Si vous passez un de ces jours à San Diego, ville américaine frontalière du Mexique, vous aurez la surprise de croiser tout d’abord un mur de 3,5 kilomètres de long. Quelques mètres plus loin, en parallèle, vous en verrez un autre de la même longueur. Si vous parvenez à déjouer la vigilance des flics qui patrouillent nombreux dans ce secteur, vous apercevrez un troisième mur, tout aussi parallèle et tout aussi long. Œuvre d’art ? Piste d’atterrissage pour ovnis ?
Eh non ! Tout simplement, ces trois murs font partie du projet expérimental américain de lutte contre l’immigration clandestine, en provenance de l’Amérique centrale et du Sud, et plus précisément pour les clandestins en provenance de Tijuana, au Mexique. Ces 3,5 kilomètres de murs ont coûté 4,3 millions de dollars pour leur construction. Mais nous direz-vous : « un mur ça se contourne ». Bien entendu. Mais pour l’État américain, ce projet sera certainement concluant en fonction du nombre de morts supplémentaires que ce mur apportera. En fonction du nombre de ceux qui devront, pour quitter la misère [1] faire des kilomètres supplémentaires pour trouver un autre passage en cet endroit précis de la Californie que l’on nomme désert [2]. Mais ils seront encore nombreux à venir dans le pays de la liberté, à moitié morts peut-être, mais ils viendront et passeront. C’est bien ce qu’à prévu l’État américain, puisque le projet expérimental passé, il s’attellera au projet tout court : un mur de 106 kilomètres de long, toujours au même endroit. Mais, et encore mais, que le mur fasse 3 ou 106 kilomètres, c’est reporter le problème (diminué tout de même) à 3 ou 106 kilomètres plus loin. Alors l’État américain a certainement prévu un mur pour toute la longueur (soit environ 1000 kilomètres, l’autre millier de kilomètres qui sépare les deux frontières l’est par le fleuve Rio Grande). Soit un coût de presque un milliard 250 millions — en dollars — de sa frontière avec le Mexique.

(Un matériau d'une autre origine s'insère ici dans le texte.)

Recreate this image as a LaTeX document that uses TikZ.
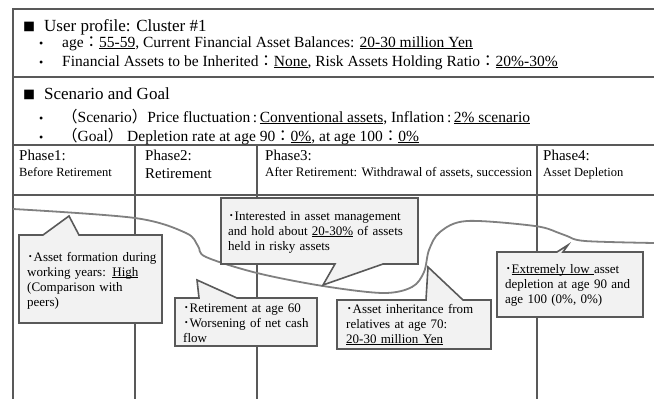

Si ce mur est un phénomène nouveau, la politique anti-immigration des États-Unis n’est pas nouvelle, et se situe dans la même logique que ce qui se passe en Europe. Le pôle nord-américain (États-Unis et Canada) a juste un peu d’avance, tant dans sa forteresse extérieure qu’intérieure, où depuis quelques années les riches se regroupent dans d’immenses résidences entourées de barbelés et protégés par des vigiles. Si nous n’en sommes pas encore là, avec l’expulsion toujours plus massive des immigrés, Shengen, le fichier informatique européen (Système informatique Shengen), le renforcement constant des polices et leur collaboration, la police supranationale européenne (Europole) [3]… les États de l’Europe s’y dirigent.
Ce n’est que dans cette optique mondiale qu’il nous faut voir la lutte des sans-papiers. Germe d’une résistance à ce nouvel ordre mondial et qui entend gérer la planète au profit de quelques-uns, et aux dépens de nombreux autres. Mais, outre les revendications immédiates, la régularisation de toutes et tous, il faut articuler la lutte autour d’axes plus globaux, comme la liberté de circulation. Revendication qui n’est plus celle essentiellement des anarchistes, mais aussi des sans-papiers eux-mêmes.